Honolulu is considering imposing a charge beyond property taxes on owners who leave their residential property vacant more than six months out of a year as a funding source to address the affordable housing crunch on the island of Oahu.
If it's approved, Honolulu would join a handful of other cities with a similar tax, including Vancouver, Canada and Washington, D.C.
The island needs to build 24,000 residential units to meet demand, with most of the need being among residents making less than 80% of the island’s $103,000 median income, according to the city. Officials want to either use the tax revenue to support an affordable housing fund or give investment homeowners an incentive to rent their properties rather than leaving them empty most of the time.
The median sale price for a single-family home in Honolulu was above $1 million in December 2023, city officials said in an overview of the draft bill to create a vacant homes tax. The overview also cites a recent study that ranks the city as having the third worst “impossibly unaffordable” housing in the U.S.

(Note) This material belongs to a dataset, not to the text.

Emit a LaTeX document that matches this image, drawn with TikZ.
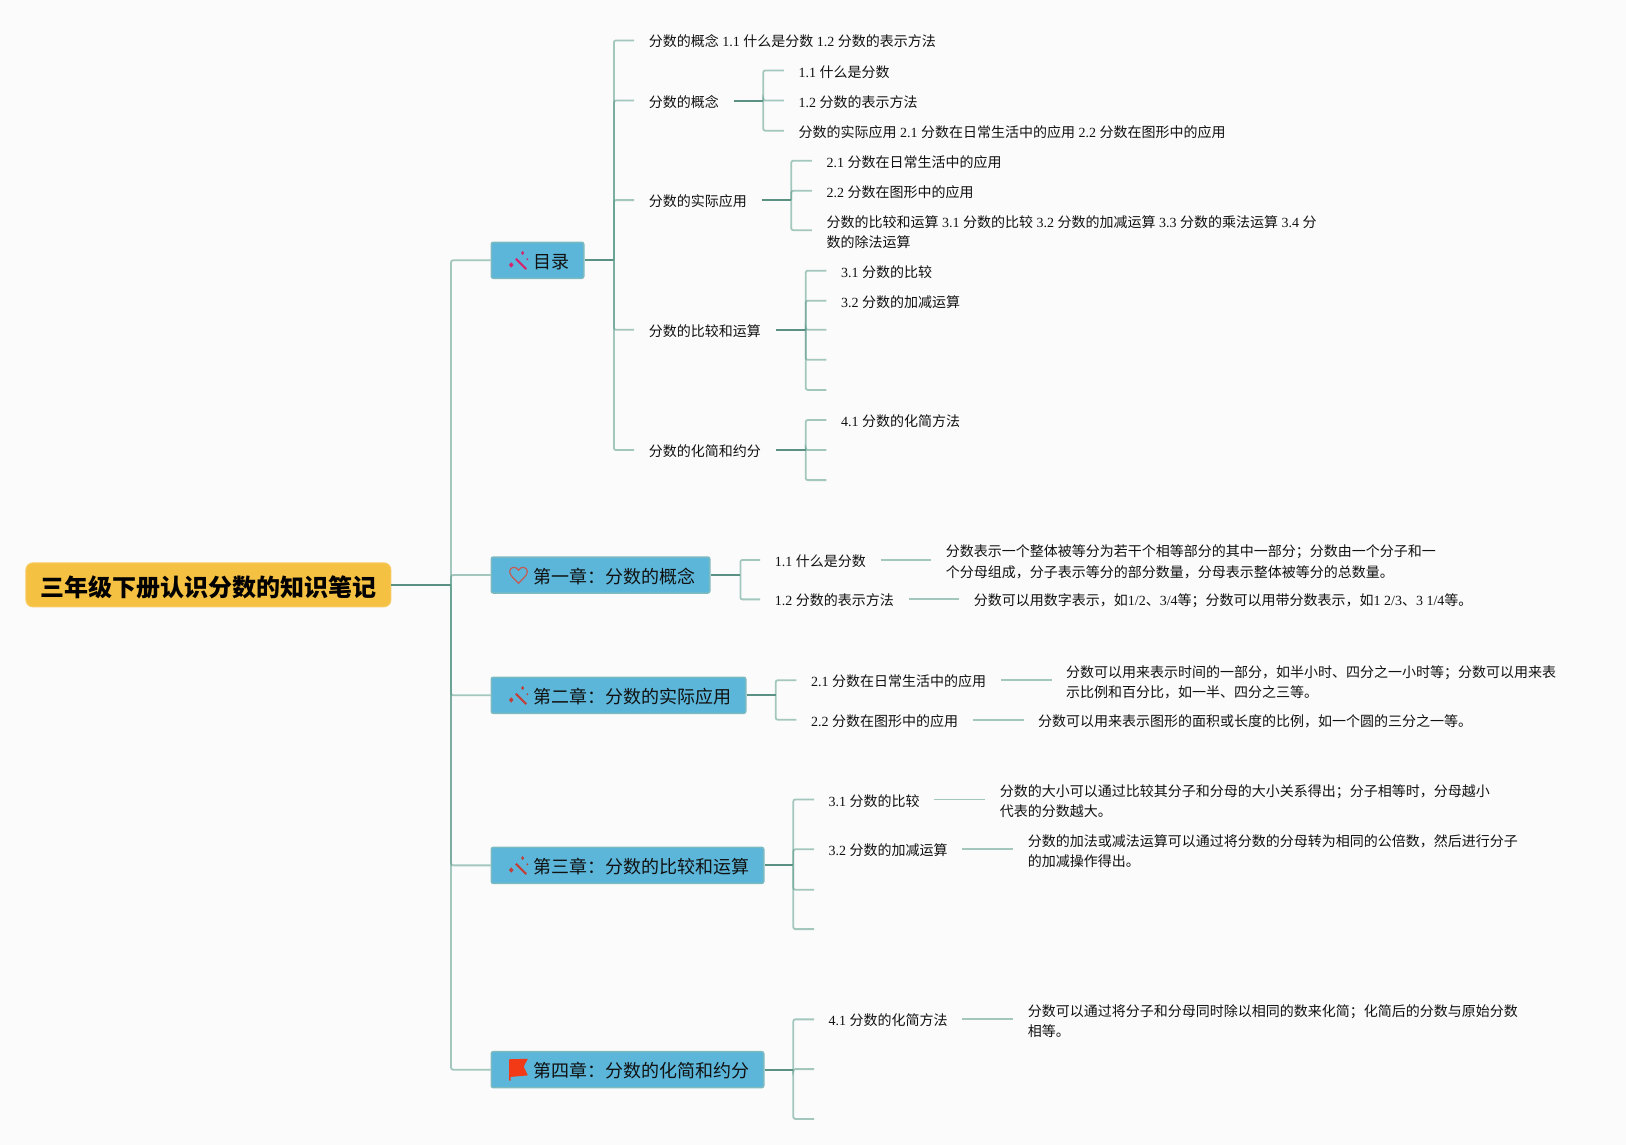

The tax would apply to the city and Oahu, which the city government administers. The draft bill is set to be considered by the Honolulu City Council on Oct. 9 after the council’s housing committee approved it in late September. If the council passes the bill, the tax would take effect in 2026.
“How do we encourage the owners of vacant homes to rent them out or sell them to a local person?” Honolulu City Councilor Tommy Waters said at the committee meeting. “You can invest your money from the mainland [U.S.] if you like, but you can pay the higher tax.”
The Oahu Short-Term Rental Alliance initially challenged the bill but agreed to support it after being assured that short-term rentals like Airbnbs would be exempt from the tax.
Residential property owners would have to fill out a form declaring their house or building meets the definition of a vacant home, or is eligible for an exemption. The city would then tax empty properties at a rate of 1% of their assessed value in the first year and 2% in the second, to a cap of 3% in subsequent years. Officials say the tax is reasonable given the city’s low property tax rate, which a 2023 study found is less than half the average of most large U.S. cities.
One question city officials must answer is which houses are actually vacant, though they estimate the number to be more than 34,000. The city is paying a contractor to develop a method to identify these houses.
Hawaii Appleseed, a housing advocacy group that supports the Honolulu bill, issued a recent report that estimated the tax would raise at least $180 million annually.
The group also looked at how the tax has worked in two cities. Vancouver and Washington, D.C. each collected $40 to $50 million in a recent year from the assessment, the group found. A third locality the report analyzed, Hawaii’s Maui County, does not have such a charge but offers a tax exemption to owners if they commit to renting out their property for one year.